Friday, 8 May 2015

British election result: Decisively indecisive

So the British election is over, and it has turned out to be rather different to what the polls predicted, with a majority Conservative government having been elected. At first sight, it’s a return to business as usual – one of the two main parties forms the government. At second sight, things look much more complex and unstable.

For one thing, this will be a UK government which is really only supported in England. In particular, the fact that the SNP won almost all of the Scottish seats has radically changed the political landscape, and can only make it more likely that there will be pressure for second referendum on Scottish independence. But Wales and Northern Ireland, too, have not supported the Conservatives in number, yet will have a Conservative government. That may well place limits on what is seen to be legitimate.

On the other hand, the fate of the predominantly English UK Independence Party (UKIP) was notable. Despite being given unprecedented media coverage after the broadcasting regulator declared that they were to be treated as a major party, their claims to be a People’s Army on the move have been eviscerated. They got 13% of the vote and just one MP. Sure, this reflects the unfair nature of the First Past the Post voting system in the UK but they knew about that all along, and still made grandiose predictions. This looks, for the time being anyway, to be the end of the UKIP surge.

The failure of the Labour Party is truly historic, mainly because they have lost their traditional Scottish heartland to the SNP, whilst also losing out in England.

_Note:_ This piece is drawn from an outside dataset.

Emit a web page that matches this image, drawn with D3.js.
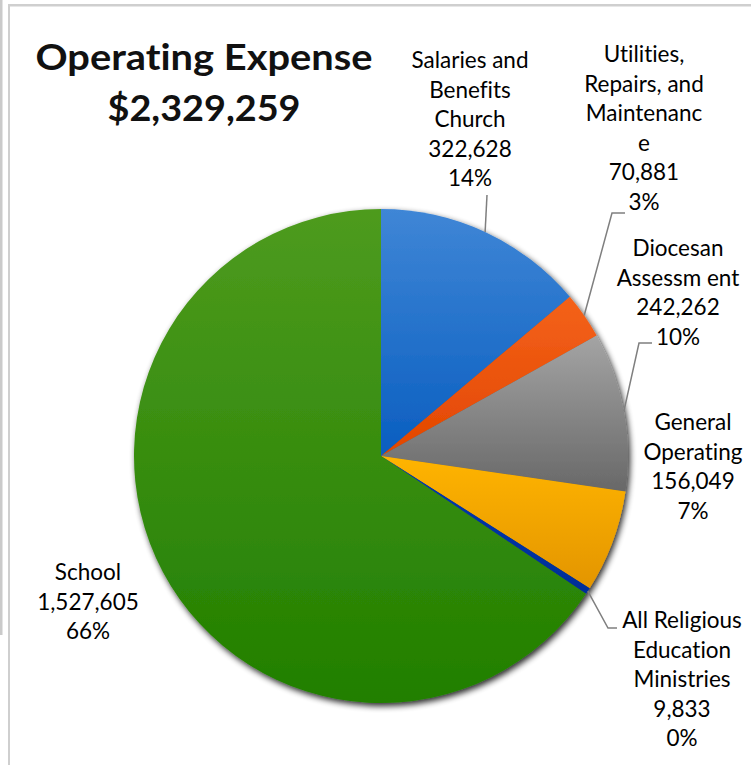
<!DOCTYPE html>
<html>
<head>
<meta charset="utf-8">
<script src="https://cdn.jsdelivr.net/npm/d3@7"></script>
<style>
  html, body { margin: 0; padding: 0; background: #fff; }
  svg { display: block; }
  text { font-variant-ligatures: none; }
</style>
</head>
<body>
<div id="chart"></div>
<script>
// chart data
var categories = ["Salaries and Benefits Church", "Utilities, Repairs, and Maintenance",
    "Diocesan Assessment", "General Operating", "All Religious Education Ministries", "School"];
// how Excel wrapped each name
var labelLines = [
    ["Salaries and", "Benefits", "Church"],
    ["Utilities,", "Repairs, and", "Maintenanc", "e"],
    ["Diocesan", "Assessm ent"],
    ["General", "Operating"],
    ["All Religious", "Education", "Ministries"],
    ["School"]
];
var values = [322628, 70881, 242262, 156049, 9833, 1527605];
var titleText = "Operating Expense";
var titleTotal = 2329259;

// slice colours, top and bottom of the gradient
var colorTop = ["#3f86d6", "#f4621a", "#a4a4a4", "#ffb400", "#0038b0", "#4e9b1e"];
var colorBottom = ["#0a5ec0", "#e24600", "#686868", "#e39500", "#002e98", "#217f00"];

var width = 751, height = 765;
var cx = 381, cy = 456, radius = 247;
var lineHeight = 29.6;
var fontFamily = "Lato, 'Open Sans', sans-serif";

// where Excel put the labels (centre x, first baseline)
var labelPos = [[470, 68], [644, 62], [678, 256], [693, 430], [682, 628], [88, 580]];
// leader line elbows, null = no leader
var leaderElbow = [[[487, 195]], [[612, 213], [625, 213]], [[639, 343], [652, 343]], null,
    [[608, 628], [617, 628]], null];

var svg = d3.select("#chart").append("svg")
    .attr("width", width)
    .attr("height", height);

var defs = svg.append("defs");

var shadow = defs.append("filter")
    .attr("id", "shadow")
    .attr("x", "-20%").attr("y", "-20%")
    .attr("width", "140%").attr("height", "140%");
shadow.append("feGaussianBlur").attr("in", "SourceAlpha").attr("stdDeviation", 3).attr("result", "blur");
shadow.append("feOffset").attr("in", "blur").attr("dx", 2).attr("dy", 3).attr("result", "off");
shadow.append("feComponentTransfer").attr("in", "off").attr("result", "soft")
    .append("feFuncA").attr("type", "linear").attr("slope", 0.85);
var merge = shadow.append("feMerge");
merge.append("feMergeNode").attr("in", "soft");
merge.append("feMergeNode").attr("in", "SourceGraphic");

categories.forEach(function(c, i) {
    var g = defs.append("linearGradient")
        .attr("id", "grad" + i)
        .attr("x1", 0).attr("y1", 0).attr("x2", 0).attr("y2", 1);
    g.append("stop").attr("offset", "0%").attr("stop-color", colorTop[i]);
    g.append("stop").attr("offset", "100%").attr("stop-color", colorBottom[i]);
});

// frame lines from the screenshot
svg.append("rect").attr("x", 0).attr("y", 0).attr("width", 2.5).attr("height", 635).attr("fill", "#cacaca");
svg.append("rect").attr("x", 8).attr("y", 4).attr("width", 2).attr("height", height - 4).attr("fill", "#cfcfcf");
svg.append("rect").attr("x", 8).attr("y", 4).attr("width", width - 8).attr("height", 2.5).attr("fill", "#cfcfcf");

// title
svg.append("text")
    .attr("x", 204).attr("y", 70)
    .attr("text-anchor", "middle")
    .attr("font-family", fontFamily)
    .attr("font-weight", "bold")
    .attr("font-size", 37)
    .attr("fill", "#111")
    .attr("textLength", 337).attr("lengthAdjust", "spacingAndGlyphs")
    .text(titleText);
svg.append("text")
    .attr("x", 204).attr("y", 121)
    .attr("text-anchor", "middle")
    .attr("font-family", fontFamily)
    .attr("font-weight", "bold")
    .attr("font-size", 37)
    .attr("fill", "#111")
    .attr("textLength", 193).attr("lengthAdjust", "spacingAndGlyphs")
    .text("$" + d3.format(",")(titleTotal));

var total = d3.sum(values);
var pie = d3.pie().sort(null).value(function(d) { return d; });
var arc = d3.arc().innerRadius(0).outerRadius(radius);
var edgeArc = d3.arc().innerRadius(radius).outerRadius(radius);
var arcs = pie(values);

var pieG = svg.append("g")
    .attr("transform", "translate(" + cx + "," + cy + ")")
    .attr("filter", "url(#shadow)");

pieG.selectAll("path")
    .data(arcs)
    .enter().append("path")
    .attr("d", arc)
    .attr("fill", function(d, i) { return "url(#grad" + i + ")"; });

// leader lines
arcs.forEach(function(d, i) {
    if (!leaderElbow[i]) return;
    var start = edgeArc.centroid(d);
    var pts = [[start[0] + cx, start[1] + cy]].concat(leaderElbow[i]);
    svg.append("path")
        .attr("d", d3.line()(pts))
        .attr("fill", "none")
        .attr("stroke", "#7f7f7f")
        .attr("stroke-width", 1.5);
});

// data labels
var fmtNum = d3.format(",");
var fmtPct = d3.format(".0%");
arcs.forEach(function(d, i) {
    var lines = labelLines[i].concat([fmtNum(values[i]), fmtPct(values[i] / total)]);
    var t = svg.append("text")
        .attr("text-anchor", "middle")
        .attr("font-family", fontFamily)
        .attr("font-size", 22.5)
        .attr("fill", "#000");
    lines.forEach(function(line, j) {
        t.append("tspan")
            .attr("x", labelPos[i][0])
            .attr("y", labelPos[i][1] + j * lineHeight)
            .text(line);
    });
});
</script>
</body>
</html>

The Scottish situation is really the final consequence of the New Labour project, which presumed that it could move the party to the right in order to garner English marginal votes and automatically hang on to its core vote. This election finally saw that idea fall apart. Labour had actually moved a tiny way to the Left but still lost Scotland, and additionally alienated the old Labour North and the floating south of England. They just about held on in Wales. It’s very hard to see where Labour go now. Returning to a New Labour approach certainly won’t bring Scotland back to them. Going further to the Left won’t give them gains in the south of England.

Yet it could be argued that this was a good election for Labour to lose: had they, as the polls up to the election suggested, formed a minority government with SNP support then it would have been a torrid experience, beset by accusations of illegitimacy. Equally, Conservative joy may dissipate when the problems of managing a small majority with a large number of MPs hostile to their leader and willing to vote against their party become clear.

But by far the biggest consequence of this election result – and it matters quite as much for Europe and beyond as for Britain – is that it is certain that there will be a referendum on EU membership. That will split the Tory party and possibly rejuvenate the Labour Party (it’s notable that they are strongest in cosmopolitan London where UKIP are weakest) as a pro-EU party. It will exacerbate the division between England and Scotland. It’s not impossible to imagine a complete re-alignment of British politics via the EU Referendum, rather as has happened in Scotland in the wake of the independence referendum. At the very least, it will make for some new alliances: the City and big business and Labour and the SNP and centrist Tories versus UKIP, Tory Eurosceptics, Irish Unionists and the far Left. We are in for interesting and unpredictable times.